Richard McDermott Miller, Sculpture, Peridot-Washburn Gallery (1971)



 Richard McDermott Miller is a real artist, and he's showing excellent realistic brown wax sculptures of the female nude at the Peridot-Washburn Gallery through November 27th. Two life-size figures crouch or recline on stools with great attention paid to the modeling of the forms and realistic sway and pressure of the flesh.


 Particularly exciting as sculpture are three studies of an obese woman with a magnificently swollen torso. What a paunch for a sculptor to tackle! And Miller does so with great gusto and reverence for the sagging, swelling forms as the nude stands, supporting her breasts on folded arms; or reclines on her side or back with legs twisted in the air.


 Other, larger figures dominate because of their size, but in comparison with the fat ladies, they pale, competent as they are. The scratchy, cross-hatched surfaces of the large sculptures interfere slightly with the enjoyment of the beautifully modeled forms. But don't let this minor quibble detract from Miller's accomplishment, for it is considerable.
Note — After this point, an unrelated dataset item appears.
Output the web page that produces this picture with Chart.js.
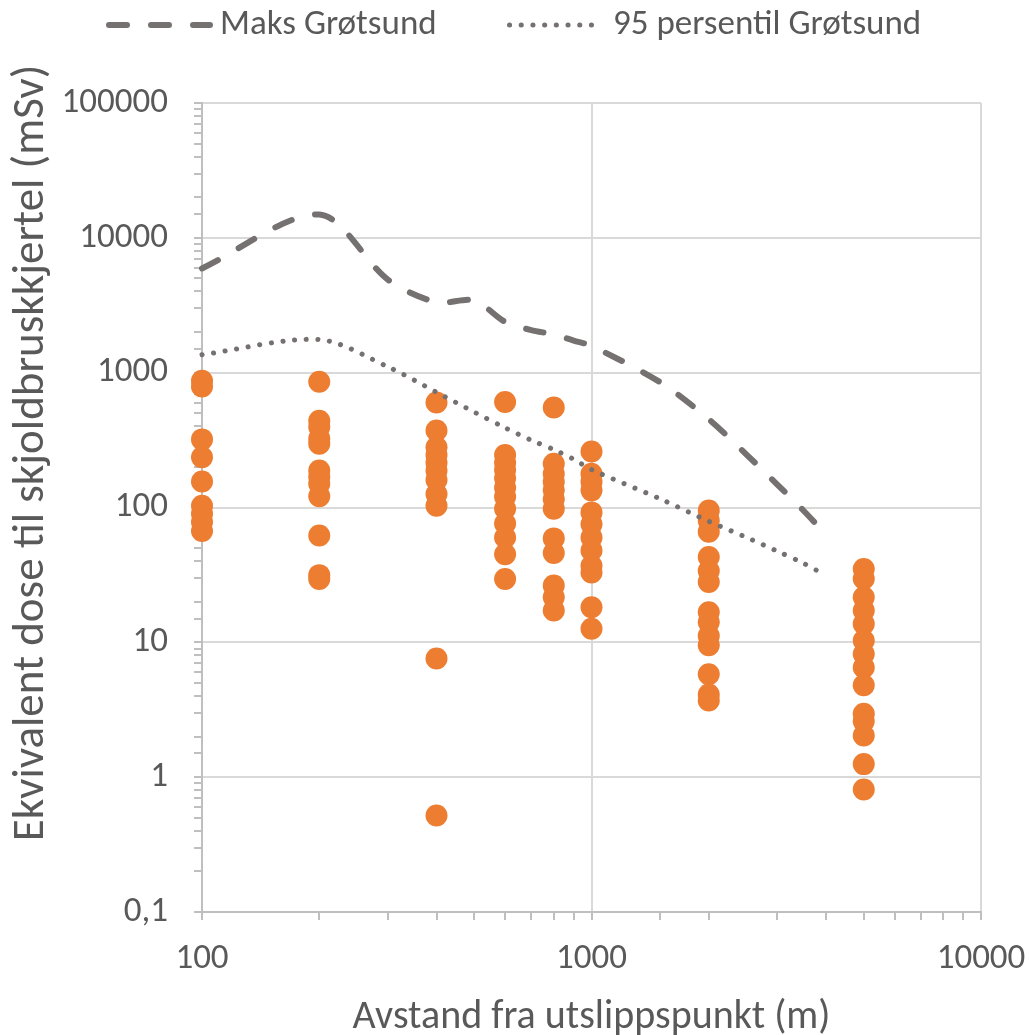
<!DOCTYPE html>
<html>
<head>
<meta charset="utf-8">
<style>
  html, body { margin: 0; padding: 0; background: #ffffff; }
  #wrap { width: 1029px; height: 1035px; }
</style>
<script src="https://cdn.jsdelivr.net/npm/chart.js@4.4.1/dist/chart.umd.min.js"></script>
</head>
<body>
<div id="wrap"><canvas id="c" width="1029" height="1035"></canvas></div>
<script>
// ---------------- DATA ----------------
const seriesNames = ['Maks Grøtsund', '95 persentil Grøtsund'];
const xTitle = 'Avstand fra utslippspunkt (m)';
const yTitle = 'Ekvivalent dose til skjoldbruskkjertel (mSv)';

// Curve knots (distance m)
const lineDistances = [100, 200, 300, 400, 500, 600, 700, 800, 900, 1000, 1500, 2000, 2500, 3000, 3500, 4000];
const maksGrotsund = [5930, 14900, 4900, 3330, 3430, 2380, 2070, 1920, 1730, 1580, 850, 452, 247, 148, 95, 63];
const p95Grotsund = [1360, 1760, 1106, 716, 510, 390, 316, 269, 228, 191, 116, 79, 60, 47.4, 38.6, 31.3];

// Scatter points (distance m -> dose values mSv)
const dotDistances = [100, 200, 400, 600, 800, 1000, 2000, 5000];
const dose100 = [870, 790, 320, 236, 156, 103, 90, 78, 67];
const dose200 = [855, 440, 395, 325, 297, 188, 168, 150, 121, 62, 31.5, 29.5];
const dose400 = [600, 372, 280, 245, 215, 188, 160, 126, 103, 7.6, 0.52];
const dose600 = [605, 245, 215, 190, 165, 140, 120, 98, 76, 60, 45, 29.5];
const dose800 = [552, 211, 178, 155, 134, 115, 98, 59, 46, 26.4, 21.6, 17.2];
const dose1000 = [260, 178, 155, 134, 92, 75, 60, 48, 37, 33, 18.2, 12.6];
const dose2000 = [95, 80, 66, 43, 34, 28, 16.7, 14.1, 11.2, 9.5, 5.8, 4.1, 3.7];
const dose5000 = [35, 29.6, 21.6, 17.2, 13.7, 10.3, 8.2, 6.5, 4.8, 2.95, 2.6, 2.04, 1.25, 0.81];
const doseColumns = [dose100, dose200, dose400, dose600, dose800, dose1000, dose2000, dose5000];

const xMin = 100, xMax = 10000;
const yMin = 0.1, yMax = 100000;

// ---------------- STYLE ----------------
const FONT = "Carlito, Lato, 'Open Sans', sans-serif";
const TEXT = '#595959';
const LINE_GREY = '#767171';
const ORANGE = '#ED7D31';
const GRID = '#d9d9d9';
const AXIS = '#bfbfbf';

const isMajor = v => { const l = Math.log10(v); return Math.abs(l - Math.round(l)) < 1e-6; };

const linePoints = arr => lineDistances.map((d, i) => ({ x: d, y: arr[i] }));
const dotPoints = dotDistances.flatMap((d, i) => doseColumns[i].map(v => ({ x: d, y: v })));

const customText = {
  id: 'customText',
  afterDraw(chart) {
    const ctx = chart.ctx;
    // y-axis title
    ctx.save();
    ctx.translate(32, 453);
    ctx.rotate(-Math.PI / 2);
    ctx.font = `45px ${FONT}`;
    ctx.fillStyle = TEXT;
    ctx.textAlign = 'center';
    ctx.textBaseline = 'middle';
    ctx.fillText(yTitle, 0, 0);
    ctx.restore();

    // legend
    const items = [
      { ds: chart.data.datasets[0], x0: 106, x1: 210, tx: 220 },
      { ds: chart.data.datasets[1], x0: 507, x1: 600, tx: 613 }
    ];
    const ly = 25;
    items.forEach(it => {
      ctx.save();
      ctx.strokeStyle = it.ds.borderColor;
      ctx.lineWidth = it.ds.borderWidth;
      ctx.lineCap = it.ds.borderCapStyle;
      ctx.setLineDash(it.ds.borderDash);
      ctx.beginPath();
      ctx.moveTo(it.x0 + it.ds.borderWidth / 2, ly);
      ctx.lineTo(it.x1, ly);
      ctx.stroke();
      ctx.setLineDash([]);
      ctx.font = `35px ${FONT}`;
      ctx.fillStyle = TEXT;
      ctx.textAlign = 'left';
      ctx.textBaseline = 'middle';
      ctx.fillText(it.ds.label, it.tx, ly);
      ctx.restore();
    });
  }
};

new Chart(document.getElementById('c'), {
  type: 'scatter',
  data: {
    datasets: [
      {
        label: seriesNames[0],
        data: linePoints(maksGrotsund),
        showLine: true,
        borderColor: LINE_GREY,
        borderWidth: 6,
        borderDash: [18, 24],
        borderCapStyle: 'round',
        pointRadius: 0,
        pointHoverRadius: 0,
        tension: 0.3,
        fill: false,
        clip: false
      },
      {
        label: seriesNames[1],
        data: linePoints(p95Grotsund),
        showLine: true,
        borderColor: LINE_GREY,
        borderWidth: 5,
        borderDash: [0.1, 11.6],
        borderCapStyle: 'round',
        pointRadius: 0,
        pointHoverRadius: 0,
        tension: 0.3,
        fill: false,
        clip: false
      },
      {
        label: 'punkter',
        data: dotPoints,
        showLine: false,
        backgroundColor: ORANGE,
        borderColor: ORANGE,
        borderWidth: 0,
        pointRadius: 11,
        pointHoverRadius: 11,
        clip: false
      }
    ]
  },
  options: {
    responsive: false,
    animation: false,
    devicePixelRatio: 1,
    events: [],
    layout: { padding: { left: 0, right: 48, top: 103, bottom: 0 } },
    plugins: {
      legend: { display: false },
      tooltip: { enabled: false }
    },
    scales: {
      x: {
        type: 'logarithmic',
        min: xMin,
        max: xMax,
        afterFit(scale) { scale.height = 123; scale.paddingLeft = 0; scale.paddingRight = 0; },
        border: { display: true, color: AXIS, width: 2 },
        grid: {
          color: c => (c.tick && isMajor(c.tick.value)) ? GRID : 'rgba(0,0,0,0)',
          lineWidth: 2,
          tickColor: AXIS,
          tickWidth: 2,
          tickLength: 8,
          drawTicks: true
        },
        ticks: {
          autoSkip: false,
          maxRotation: 0,
          minRotation: 0,
          padding: 18,
          color: TEXT,
          font: { family: FONT, size: 35 },
          callback: v => isMajor(v) ? String(Math.round(v)) : ''
        },
        title: {
          display: true,
          text: xTitle,
          color: TEXT,
          font: { family: FONT, size: 40, lineHeight: 0.85 },
          padding: { top: 0, bottom: 0 }
        }
      },
      y: {
        type: 'logarithmic',
        min: yMin,
        max: yMax,
        afterFit(scale) { scale.width = 202; scale.paddingTop = 0; scale.paddingBottom = 0; },
        border: { display: true, color: AXIS, width: 2 },
        grid: {
          color: c => (c.tick && isMajor(c.tick.value)) ? GRID : 'rgba(0,0,0,0)',
          lineWidth: 2,
          tickColor: AXIS,
          tickWidth: 2,
          tickLength: 8,
          drawTicks: true
        },
        ticks: {
          autoSkip: false,
          padding: 26,
          color: TEXT,
          font: { family: FONT, size: 35 },
          callback: v => isMajor(v) ? (v >= 1 ? String(Math.round(v)) : String(v).replace('.', ',')) : ''
        }
      }
    }
  },
  plugins: [customText]
});
</script>
</body>
</html>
 To "see" reality with character and creativity is to have within your grasp the ultimate in art. Richard Miller sees the unidealized irregularities of nature's forms. Breasts tilt, hips and thighs are solidly seen as planes and volumes but always remain hips and thighs, avoiding the trap of abstraction or non-objectivity gone sterile and icy because it has strayed too far from reality as human beings know it.